1. Field of the Invention
The invention relates generally to the field of subsurface rock formation productivity estimation. More specifically, the invention relates to methods for determining “skin” damage of a formation proximate a wellbore so that expected fluid production can be predicted.
2. Background Art
Wellbores are drilled through subsurface rock formations to extract useful substances such as oil and gas. A wellbore forms a hydraulic conduit from a permeable subsurface rock formation having oil and/or gas present therein to the Earth's surface. Oil and/or gas typically move to the surface through the wellbore by the force of gravity. Gravity manifests itself as a pressure drop between the fluid pressure in the pore spaces of the subsurface rock formation and the wellbore. The rate at which the oil and/or gas move into the wellbore and to the surface depends on the pressure drop between the formation and the wellbore, the viscosity of the oil and/or gas, and the permeability of the rock formation to the oil and/or gas.
It is known in the art that the permeability of a rock formation can be affected by the process of drilling a wellbore therethrough. Such effects can result from migration of small particles in the fluid (“drilling mud”) used to drill the wellbore, reaction of certain formation minerals (e.g., clay minerals such as kaolinite and chlorite) disposed in the pore spaces with the liquid phase of the drilling mud and/or mechanical and chemical alteration of the formation by the action of drilling the wellbore. A typical effect is to reduce the permeability of the rock formation proximate the wellbore. Such near-wellbore permeability reduction is referred to as “skin effect” or “skin damage” and may result in lower oil and/or gas flow rates than would be expected for the particular rock formation and/or higher pressure drop from the formation to the wellbore.

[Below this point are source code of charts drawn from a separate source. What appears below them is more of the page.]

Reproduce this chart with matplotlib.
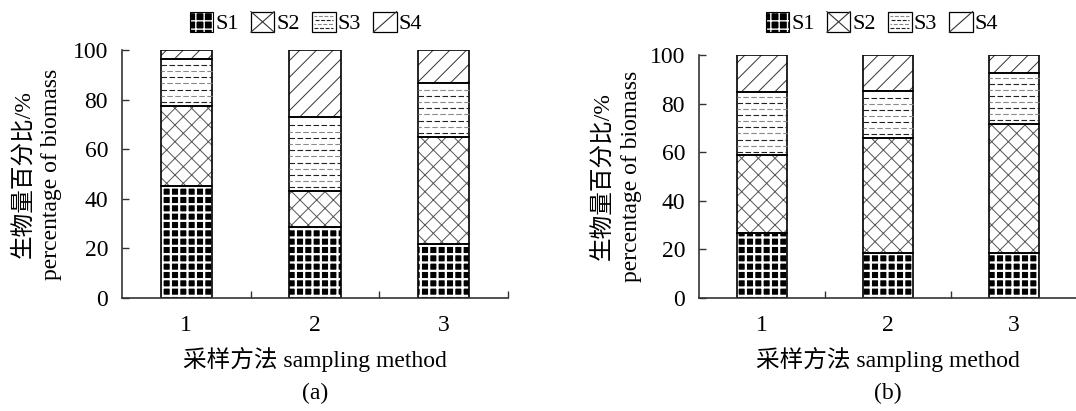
import matplotlib
matplotlib.use("Agg")
import matplotlib.pyplot as plt
import numpy as np
from matplotlib.patches import Patch, Rectangle
from matplotlib.lines import Line2D
from matplotlib.legend_handler import HandlerBase

plt.rcParams['font.family'] = ['Liberation Serif', 'Noto Sans CJK SC']
plt.rcParams['font.size'] = 17

methods = ["1", "2", "3"]
series = ["S1", "S2", "S3", "S4"]

# percentage of biomass, panel (a)
a_s1 = [45.3, 28.8, 21.8]
a_s2 = [32.2, 14.3, 43.2]
a_s3 = [18.7, 29.7, 21.5]
a_s4 = [3.8, 27.2, 13.5]

# panel (b)
b_s1 = [26.9, 18.4, 18.4]
b_s2 = [31.8, 47.4, 53.2]
b_s3 = [25.9, 19.5, 21.0]
b_s4 = [15.4, 14.7, 7.4]

panel_labels = ["(a)", "(b)"]
ylabel = "生物量百分比/%\npercentage of biomass"
xlabel = "采样方法 sampling method"

DASH_STEP = 2.5  # spacing of the dashed rows in S3, in y units


class BoxHandler(HandlerBase):
    """legend swatch: white box with drawn pattern lines"""

    def __init__(self, kind):
        super().__init__()
        self.kind = kind

    def create_artists(self, legend, orig_handle, xdescent, ydescent,
                       width, height, fontsize, trans):
        x0, y0 = -xdescent, -ydescent
        x1, y1 = x0 + width, y0 + height
        arts = [Rectangle((x0, y0), width, height, fc="white", ec="black",
                          lw=0.9, transform=trans)]
        if self.kind == "dash":
            for i, f in enumerate((0.2, 0.4, 0.6, 0.8)):
                y = y0 + f * height
                c = "#222222" if i % 2 == 0 else "#888888"
                arts.append(Line2D([x0 + 1.5, x1 - 1.5], [y, y], color=c,
                                   lw=0.8, ls=(i * 2, (3.5, 1.5)),
                                   transform=trans))
        else:
            arts.append(Line2D([x0, x1], [y0, y1], color="#333333", lw=0.8,
                               transform=trans))
            if self.kind == "cross":
                arts.append(Line2D([x0, x1], [y1, y0], color="#333333",
                                   lw=0.8, transform=trans))
        return arts


def draw_panel(ax, s1, s2, s3, s4):
    x = np.arange(1, len(methods) + 1)
    w = 0.4
    s1 = np.array(s1)
    s2 = np.array(s2)
    s3 = np.array(s3)
    s4 = np.array(s4)
    b2 = s1
    b3 = s1 + s2
    b4 = s1 + s2 + s3

    with plt.rc_context({"hatch.linewidth": 1.6}):
        ax.bar(x, s1, w, color="black", edgecolor="white", hatch="++", lw=0)
    with plt.rc_context({"hatch.linewidth": 0.7}):
        ax.bar(x, s2, w, bottom=b2, color="white", edgecolor="#555555",
               hatch="xx", lw=0)
        ax.bar(x, s4, w, bottom=b4, color="white", edgecolor="#333333",
               hatch="//", lw=0)
    ax.bar(x, s3, w, bottom=b3, color="white", lw=0)

    # dashed rows of S3
    for xi, lo, hi in zip(x, b3, b3 + s3):
        ys = np.arange(lo + DASH_STEP * 0.6, hi - DASH_STEP * 0.3, DASH_STEP)
        for k, yy in enumerate(ys):
            c = "#222222" if k % 2 == 0 else "#8a8a8a"
            ax.hlines(yy, xi - w / 2, xi + w / 2, colors=c, lw=0.8,
                      linestyles=(2 * (k % 2), (5, 2.2)))

    for vals, bot in [(s1, 0), (s2, b2), (s3, b3), (s4, b4)]:
        ax.bar(x, vals, w, bottom=bot, fill=False, edgecolor="black", lw=1.2)

    ax.set_xlim(0.5, 3.5)
    ax.set_ylim(0, 100)
    ax.set_yticks(np.arange(0, 101, 20))
    ax.set_xticks(x)
    ax.set_xticklabels(methods)
    ax.set_xticks([1.5, 2.5, 3.5], minor=True)
    ax.tick_params(axis="x", which="major", length=0, pad=12)
    ax.tick_params(axis="x", which="minor", direction="in", length=5,
                   color="#333333", width=1)
    ax.tick_params(axis="y", direction="in", length=5, color="#333333",
                   width=1, pad=10)
    for side in ("top", "right"):
        ax.spines[side].set_visible(False)
    for side in ("left", "bottom"):
        ax.spines[side].set_color("#333333")
        ax.spines[side].set_linewidth(1.2)
    ax.set_ylabel(ylabel, linespacing=1.45)
    ax.set_xlabel(xlabel, labelpad=8)


fig = plt.figure(figsize=(10.76, 4.11), dpi=100)
ax1 = fig.add_axes([122 / 1076, 113 / 411, 386 / 1076, 248 / 411])
ax2 = fig.add_axes([699 / 1076, 113 / 411, 378 / 1076, 243 / 411])

draw_panel(ax1, a_s1, a_s2, a_s3, a_s4)
draw_panel(ax2, b_s1, b_s2, b_s3, b_s4)
ax1.yaxis.set_label_coords(-0.155, 0.5)
ax2.yaxis.set_label_coords(-0.151, 0.5)

for ax, lab in zip((ax1, ax2), panel_labels):
    ax.text(0.5, (298 - 393) / (ax.bbox.height), lab, transform=ax.transAxes,
            ha="center", va="center")

with plt.rc_context({"hatch.linewidth": 1.6}):
    h1 = (Patch(fc="black", ec="white", hatch="++", lw=0),
          Patch(fill=False, ec="black", lw=0.8))
h2 = Patch(fc="white", ec="black")
h3 = Patch(fc="white", ec="black")
h4 = Patch(fc="white", ec="black")

for cx in (306 / 1076, 882 / 1076):
    fig.legend([h1, h2, h3, h4], series, loc="center",
               bbox_to_anchor=(cx, 1 - 23 / 411), ncol=4, frameon=False,
               handlelength=1.05, handleheight=1.05, handletextpad=0.1,
               columnspacing=0.55, borderpad=0, fontsize=16,
               handler_map={h2: BoxHandler("cross"), h3: BoxHandler("dash"),
                            h4: BoxHandler("diag")})

fig.savefig("out.png", dpi=100)
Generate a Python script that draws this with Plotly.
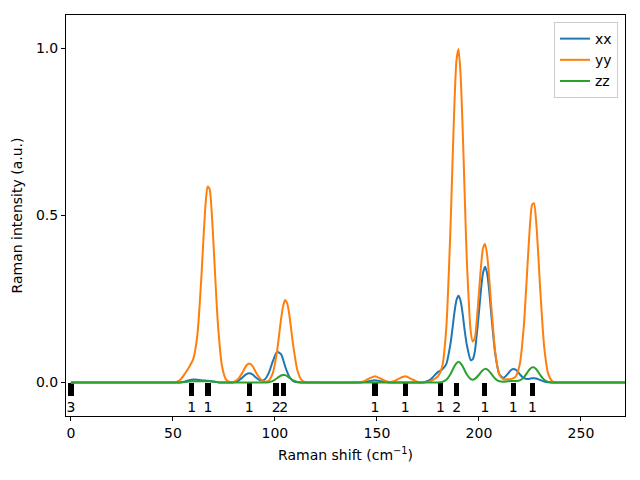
import plotly.graph_objects as go

# Raman shift sample positions (cm^-1)
shift = [0, 45, 50, 52, 54, 56, 58, 60, 62, 64,
         65, 66, 67, 68, 69, 70, 72, 74, 76, 78,
         80, 82, 84, 86, 87.5, 89, 91, 93, 95, 97,
         99, 101, 103, 104, 105, 106, 107, 109, 111, 113,
         115, 120, 140, 143, 146, 149, 152, 155, 158, 161,
         164, 167, 170, 173, 176, 178, 180, 182, 184, 186,
         187, 188, 189, 190, 191, 192, 193, 194, 196, 197,
         198, 200, 201, 202, 203, 204, 205, 206, 208, 210,
         212, 214, 216, 218, 220, 222, 224, 225, 226, 227,
         228, 229, 230, 232, 234, 236, 238, 245, 272]

xx = [0, 0, 0, 0.0003, 0.0012, 0.0037, 0.0073, 0.0093, 0.0084, 0.0067,
      0.0062, 0.006, 0.0056, 0.005, 0.004, 0.003, 0.0012, 0.0003, 0.0001, 0.0002,
      0.0013, 0.0055, 0.0147, 0.025, 0.028, 0.0243, 0.0138, 0.0064, 0.0094, 0.029,
      0.064, 0.092, 0.085, 0.069, 0.049, 0.032, 0.018, 0.0044, 0.0007, 0.0001,
      0, 0, 0, 0.0009, 0.0042, 0.007, 0.0042, 0.0009, 0.0001, 0,
      0, 0, 0, 0.0009, 0.008, 0.020, 0.032, 0.039, 0.055, 0.114,
      0.160, 0.210, 0.247, 0.260, 0.245, 0.207, 0.157, 0.115, 0.067, 0.070,
      0.093, 0.210, 0.278, 0.328, 0.347, 0.327, 0.277, 0.208, 0.086, 0.025,
      0.014, 0.025, 0.039, 0.039, 0.025, 0.013, 0.0105, 0.0115, 0.0127, 0.013,
      0.0123, 0.0104, 0.0079, 0.0032, 0.0009, 0.0001, 0, 0, 0]

yy = [0, 0, 0.0005, 0.003, 0.011, 0.028, 0.047, 0.071, 0.143, 0.320,
      0.434, 0.533, 0.587, 0.579, 0.512, 0.404, 0.181, 0.052, 0.0095, 0.0015,
      0.003, 0.011, 0.029, 0.051, 0.057, 0.050, 0.027, 0.010, 0.003, 0.0064,
      0.029, 0.092, 0.189, 0.228, 0.247, 0.238, 0.206, 0.110, 0.037, 0.0083,
      0.0012, 0, 0, 0.0026, 0.0115, 0.019, 0.0115, 0.003, 0.0033, 0.0127,
      0.019, 0.0104, 0.002, 0.0005, 0.0037, 0.0095, 0.019, 0.048, 0.163, 0.452,
      0.648, 0.835, 0.965, 0.998, 0.923, 0.765, 0.568, 0.379, 0.152, 0.123,
      0.134, 0.268, 0.347, 0.402, 0.415, 0.383, 0.316, 0.233, 0.091, 0.024,
      0.010, 0.010, 0.011, 0.018, 0.054, 0.168, 0.371, 0.469, 0.531, 0.537,
      0.486, 0.392, 0.283, 0.106, 0.0255, 0.004, 0.0004, 0, 0]

zz = [0, 0, 0, 0.0001, 0.0005, 0.0016, 0.0032, 0.0043, 0.0042, 0.004,
      0.0042, 0.0043, 0.0043, 0.0038, 0.0032, 0.0024, 0.001, 0.0003, 0, 0,
      0, 0, 0, 0, 0, 0, 0, 0, 0.0002, 0.0013,
      0.0051, 0.013, 0.0212, 0.023, 0.0222, 0.0192, 0.0149, 0.0064, 0.0018, 0.0003,
      0, 0, 0, 0, 0, 0, 0, 0, 0, 0,
      0, 0, 0, 0, 0, 0, 0.0002, 0.0017, 0.0082, 0.025,
      0.037, 0.0489, 0.0577, 0.062, 0.0577, 0.0489, 0.037, 0.025, 0.0105, 0.0088,
      0.011, 0.0234, 0.0313, 0.0378, 0.041, 0.0396, 0.0342, 0.0265, 0.0115, 0.0038,
      0.0027, 0.004, 0.0051, 0.0048, 0.0065, 0.0157, 0.0325, 0.0406, 0.0456, 0.0456,
      0.0406, 0.0325, 0.0233, 0.0086, 0.002, 0.0003, 0, 0, 0]

# Phonon mode frequencies and their degeneracies
modes = [0, 59.2, 67.2, 87.4, 100.6, 104.3, 149.0, 163.9, 181.2, 189.1, 202.9, 216.8, 226.3]
degeneracy = ["3", "1", "1", "1", "2", "2", "1", "1", "1", "2", "1", "1", "1"]

colors = {"xx": "#1f77b4", "yy": "#ff7f0e", "zz": "#2ca02c"}
font = "DejaVu Sans, Arial, sans-serif"
fs = 14

fig = go.Figure()

fig.add_trace(go.Bar(x=modes, y=[-0.04] * len(modes), base=0, width=2.6,
                     marker=dict(color="black", line=dict(width=0)),
                     showlegend=False, hoverinfo="skip"))
fig.add_trace(go.Scatter(x=modes, y=[-0.078] * len(modes), mode="text",
                         text=degeneracy, textposition="middle center",
                         textfont=dict(family=font, size=fs, color="black"),
                         showlegend=False, hoverinfo="skip", cliponaxis=False))

for name, vals in (("xx", xx), ("yy", yy), ("zz", zz)):
    fig.add_trace(go.Scatter(x=shift, y=vals, mode="lines", name=name,
                             line=dict(color=colors[name], width=2, shape="spline", smoothing=0.6)))

fig.update_layout(
    width=640, height=480,
    margin=dict(l=66, r=15, t=15, b=64),
    paper_bgcolor="white", plot_bgcolor="white",
    font=dict(family=font, size=fs, color="black"),
    bargap=0,
    legend=dict(x=0.9875, y=0.9825, xanchor="right", yanchor="top",
                bgcolor="rgba(255,255,255,0.8)", bordercolor="#cccccc", borderwidth=1,
                font=dict(family=font, size=fs), itemwidth=30, tracegroupgap=0),
)
fig.update_xaxes(range=[-2.4, 271.6], tickvals=[0, 50, 100, 150, 200, 250],
                 showgrid=False, zeroline=False, showline=True, mirror=True,
                 linecolor="black", linewidth=1, ticks="outside", ticklen=4,
                 tickcolor="black",
                 title=dict(text="Raman shift (cm<sup>−1</sup>)", standoff=10,
                            font=dict(family=font, size=fs)))
fig.update_yaxes(range=[-0.1, 1.1], tickvals=[0, 0.5, 1.0], tickformat=".1f",
                 showgrid=False, zeroline=False, showline=True, mirror=True,
                 linecolor="black", linewidth=1, ticks="outside", ticklen=4,
                 tickcolor="black",
                 title=dict(text="Raman intensity (a.u.)", standoff=10,
                            font=dict(family=font, size=fs)))

fig.write_html("out.html")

For certain formation evaluation procedures, for example, formation fluid testing using wellbore instruments conveyed into the wellbore, existence of skin damage may result in test failure or false indication that a particular formation is not likely to be productive of oil and/or gas. The existence of skin damage may be confirmed by more extensive testing of the formations, and remedial operations can be performed to overcome the production rate loss resulting from skin damage, however there exists a need to evaluate possible skin damage quickly and efficiently so as to reduce the number of formations improperly identified as non-productive, to reduce the number of formation tests that are failure prone and to identify subsurface formations that may benefit from remedial operations to correct skin damage.